Goal of the exercise. Print exactly the part opening with the line containing "Convert this chart to Bokeh code." and closing with the line containing "from bokeh.resources import INLINE", with both of those lines included.

Records shown.

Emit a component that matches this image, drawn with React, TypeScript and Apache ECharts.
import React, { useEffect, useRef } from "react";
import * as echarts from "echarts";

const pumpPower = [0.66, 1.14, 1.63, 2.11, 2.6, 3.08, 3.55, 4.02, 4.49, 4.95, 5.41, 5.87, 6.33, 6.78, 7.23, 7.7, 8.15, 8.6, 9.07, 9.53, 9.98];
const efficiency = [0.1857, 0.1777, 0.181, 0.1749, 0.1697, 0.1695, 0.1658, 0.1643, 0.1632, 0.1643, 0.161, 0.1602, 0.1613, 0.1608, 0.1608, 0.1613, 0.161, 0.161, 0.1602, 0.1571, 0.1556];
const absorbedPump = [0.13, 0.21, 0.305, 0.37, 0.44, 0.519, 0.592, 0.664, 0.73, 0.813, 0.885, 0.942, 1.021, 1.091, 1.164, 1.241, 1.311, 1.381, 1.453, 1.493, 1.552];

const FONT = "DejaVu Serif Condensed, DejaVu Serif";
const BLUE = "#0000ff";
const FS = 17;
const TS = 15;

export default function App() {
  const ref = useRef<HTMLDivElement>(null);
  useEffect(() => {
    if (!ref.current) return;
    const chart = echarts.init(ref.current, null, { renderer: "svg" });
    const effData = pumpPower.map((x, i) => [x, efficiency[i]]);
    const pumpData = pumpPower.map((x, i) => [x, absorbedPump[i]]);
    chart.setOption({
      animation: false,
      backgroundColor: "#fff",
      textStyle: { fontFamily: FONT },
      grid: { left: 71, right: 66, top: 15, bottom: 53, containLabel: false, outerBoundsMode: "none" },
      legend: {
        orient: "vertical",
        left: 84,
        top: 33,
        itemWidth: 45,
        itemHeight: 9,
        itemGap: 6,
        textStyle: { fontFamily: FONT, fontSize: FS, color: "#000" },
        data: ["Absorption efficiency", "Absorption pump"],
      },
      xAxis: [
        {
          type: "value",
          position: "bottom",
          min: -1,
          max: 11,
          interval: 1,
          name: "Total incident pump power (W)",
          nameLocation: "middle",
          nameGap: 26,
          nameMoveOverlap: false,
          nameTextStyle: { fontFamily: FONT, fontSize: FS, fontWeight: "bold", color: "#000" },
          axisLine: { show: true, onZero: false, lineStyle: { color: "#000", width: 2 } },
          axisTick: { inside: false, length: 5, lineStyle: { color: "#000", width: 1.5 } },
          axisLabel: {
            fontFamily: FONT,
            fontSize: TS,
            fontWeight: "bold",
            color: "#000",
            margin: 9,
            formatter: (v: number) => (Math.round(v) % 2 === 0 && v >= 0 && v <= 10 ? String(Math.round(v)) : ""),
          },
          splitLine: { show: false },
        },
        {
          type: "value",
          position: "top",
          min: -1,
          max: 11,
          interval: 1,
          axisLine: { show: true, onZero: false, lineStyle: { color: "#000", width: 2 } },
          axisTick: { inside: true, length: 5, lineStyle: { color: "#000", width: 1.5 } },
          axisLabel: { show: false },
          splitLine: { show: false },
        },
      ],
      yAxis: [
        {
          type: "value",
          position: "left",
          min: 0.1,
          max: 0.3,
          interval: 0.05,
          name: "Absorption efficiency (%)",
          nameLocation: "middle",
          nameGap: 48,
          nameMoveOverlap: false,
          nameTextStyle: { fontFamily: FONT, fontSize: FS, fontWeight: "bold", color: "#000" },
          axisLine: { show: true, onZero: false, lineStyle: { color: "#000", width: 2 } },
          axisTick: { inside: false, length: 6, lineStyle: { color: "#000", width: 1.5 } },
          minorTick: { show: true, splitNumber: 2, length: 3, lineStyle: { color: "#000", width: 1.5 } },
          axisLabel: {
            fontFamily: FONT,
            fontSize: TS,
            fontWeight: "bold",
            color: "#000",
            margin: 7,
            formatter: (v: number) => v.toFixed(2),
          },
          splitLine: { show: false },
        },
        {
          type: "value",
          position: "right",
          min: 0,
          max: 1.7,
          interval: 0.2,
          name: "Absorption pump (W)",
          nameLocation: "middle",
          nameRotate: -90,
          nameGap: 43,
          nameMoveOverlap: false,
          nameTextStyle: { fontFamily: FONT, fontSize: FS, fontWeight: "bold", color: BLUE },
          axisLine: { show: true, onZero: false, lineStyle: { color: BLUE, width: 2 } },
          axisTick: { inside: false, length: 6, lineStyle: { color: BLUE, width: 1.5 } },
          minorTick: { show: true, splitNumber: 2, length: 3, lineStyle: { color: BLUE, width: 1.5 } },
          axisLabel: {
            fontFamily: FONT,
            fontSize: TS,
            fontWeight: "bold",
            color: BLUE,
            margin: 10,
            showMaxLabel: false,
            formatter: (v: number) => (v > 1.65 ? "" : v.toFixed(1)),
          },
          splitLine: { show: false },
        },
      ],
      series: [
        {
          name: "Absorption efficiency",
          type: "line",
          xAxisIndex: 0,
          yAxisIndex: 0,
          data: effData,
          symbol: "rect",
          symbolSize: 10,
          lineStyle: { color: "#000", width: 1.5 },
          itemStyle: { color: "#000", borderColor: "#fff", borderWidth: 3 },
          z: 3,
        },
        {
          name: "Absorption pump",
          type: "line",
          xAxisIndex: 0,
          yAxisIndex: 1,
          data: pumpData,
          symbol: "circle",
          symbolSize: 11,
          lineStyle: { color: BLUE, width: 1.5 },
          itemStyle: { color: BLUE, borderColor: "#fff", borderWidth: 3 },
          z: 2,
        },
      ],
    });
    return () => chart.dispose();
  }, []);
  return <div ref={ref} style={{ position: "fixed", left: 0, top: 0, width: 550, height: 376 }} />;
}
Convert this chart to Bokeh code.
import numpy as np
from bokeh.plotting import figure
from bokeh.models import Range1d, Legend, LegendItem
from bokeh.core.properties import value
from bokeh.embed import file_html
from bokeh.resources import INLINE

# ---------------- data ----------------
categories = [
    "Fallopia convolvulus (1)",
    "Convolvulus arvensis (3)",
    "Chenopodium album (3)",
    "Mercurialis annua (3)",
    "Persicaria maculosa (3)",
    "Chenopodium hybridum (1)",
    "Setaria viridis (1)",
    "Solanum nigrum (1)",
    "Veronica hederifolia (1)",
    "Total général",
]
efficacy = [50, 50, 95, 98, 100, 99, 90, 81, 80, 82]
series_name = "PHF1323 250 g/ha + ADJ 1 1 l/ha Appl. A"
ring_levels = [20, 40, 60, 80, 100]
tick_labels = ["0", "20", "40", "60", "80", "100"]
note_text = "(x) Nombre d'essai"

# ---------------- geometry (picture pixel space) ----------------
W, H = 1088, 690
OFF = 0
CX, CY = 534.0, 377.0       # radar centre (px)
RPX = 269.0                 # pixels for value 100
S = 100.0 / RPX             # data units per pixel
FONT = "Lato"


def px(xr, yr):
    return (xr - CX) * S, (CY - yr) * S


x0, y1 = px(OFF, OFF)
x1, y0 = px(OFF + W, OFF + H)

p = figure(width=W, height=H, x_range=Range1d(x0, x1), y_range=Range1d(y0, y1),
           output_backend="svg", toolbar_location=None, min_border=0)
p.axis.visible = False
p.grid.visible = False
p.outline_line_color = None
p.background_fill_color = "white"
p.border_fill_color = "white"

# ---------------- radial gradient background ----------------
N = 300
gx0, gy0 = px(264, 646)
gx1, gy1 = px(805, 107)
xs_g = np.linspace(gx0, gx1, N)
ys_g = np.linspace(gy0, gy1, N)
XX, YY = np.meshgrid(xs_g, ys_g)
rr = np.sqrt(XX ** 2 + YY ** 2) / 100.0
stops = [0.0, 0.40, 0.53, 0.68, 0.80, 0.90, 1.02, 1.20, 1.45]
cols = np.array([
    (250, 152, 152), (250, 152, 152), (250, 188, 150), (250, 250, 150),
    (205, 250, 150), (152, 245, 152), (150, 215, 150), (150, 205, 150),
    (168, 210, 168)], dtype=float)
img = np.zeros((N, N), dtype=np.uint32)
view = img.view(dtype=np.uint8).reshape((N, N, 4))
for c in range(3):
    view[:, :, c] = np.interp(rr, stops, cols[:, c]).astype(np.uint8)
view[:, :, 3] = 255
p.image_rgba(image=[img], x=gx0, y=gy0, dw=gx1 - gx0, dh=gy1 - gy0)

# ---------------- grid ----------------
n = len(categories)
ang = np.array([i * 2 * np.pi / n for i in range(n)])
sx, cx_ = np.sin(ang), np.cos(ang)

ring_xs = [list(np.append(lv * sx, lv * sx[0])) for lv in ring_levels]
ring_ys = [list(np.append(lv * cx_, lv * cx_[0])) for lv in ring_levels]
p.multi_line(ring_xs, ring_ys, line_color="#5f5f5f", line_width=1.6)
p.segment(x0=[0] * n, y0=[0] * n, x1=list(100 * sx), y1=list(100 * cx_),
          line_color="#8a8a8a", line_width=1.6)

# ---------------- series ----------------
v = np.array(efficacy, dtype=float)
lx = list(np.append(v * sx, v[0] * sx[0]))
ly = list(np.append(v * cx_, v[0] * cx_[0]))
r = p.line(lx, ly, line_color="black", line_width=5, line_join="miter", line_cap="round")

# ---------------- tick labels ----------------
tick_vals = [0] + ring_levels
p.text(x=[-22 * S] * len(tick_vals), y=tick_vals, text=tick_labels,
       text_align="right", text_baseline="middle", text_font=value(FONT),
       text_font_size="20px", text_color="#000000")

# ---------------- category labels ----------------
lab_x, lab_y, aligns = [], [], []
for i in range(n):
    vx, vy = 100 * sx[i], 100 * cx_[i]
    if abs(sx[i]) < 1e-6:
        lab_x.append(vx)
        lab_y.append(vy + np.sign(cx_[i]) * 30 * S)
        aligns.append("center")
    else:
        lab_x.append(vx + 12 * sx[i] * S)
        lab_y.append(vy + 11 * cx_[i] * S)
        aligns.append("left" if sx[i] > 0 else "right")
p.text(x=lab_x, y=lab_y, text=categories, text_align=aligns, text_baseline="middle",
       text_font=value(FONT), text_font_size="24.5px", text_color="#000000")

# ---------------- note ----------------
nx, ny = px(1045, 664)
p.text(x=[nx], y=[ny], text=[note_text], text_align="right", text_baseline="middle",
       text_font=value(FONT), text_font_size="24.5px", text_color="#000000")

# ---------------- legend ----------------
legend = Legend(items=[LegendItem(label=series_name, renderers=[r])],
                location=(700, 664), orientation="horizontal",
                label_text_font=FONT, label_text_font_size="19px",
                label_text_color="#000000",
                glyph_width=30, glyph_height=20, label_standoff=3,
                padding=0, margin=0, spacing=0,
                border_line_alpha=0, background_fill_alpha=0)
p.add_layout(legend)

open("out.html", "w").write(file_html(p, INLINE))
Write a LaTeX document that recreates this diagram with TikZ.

Correct output.
Convert this chart to Bokeh code.
import numpy as np
from bokeh.plotting import figure
from bokeh.models import Range1d, Legend, LegendItem
from bokeh.core.properties import value
from bokeh.embed import file_html
from bokeh.resources import INLINE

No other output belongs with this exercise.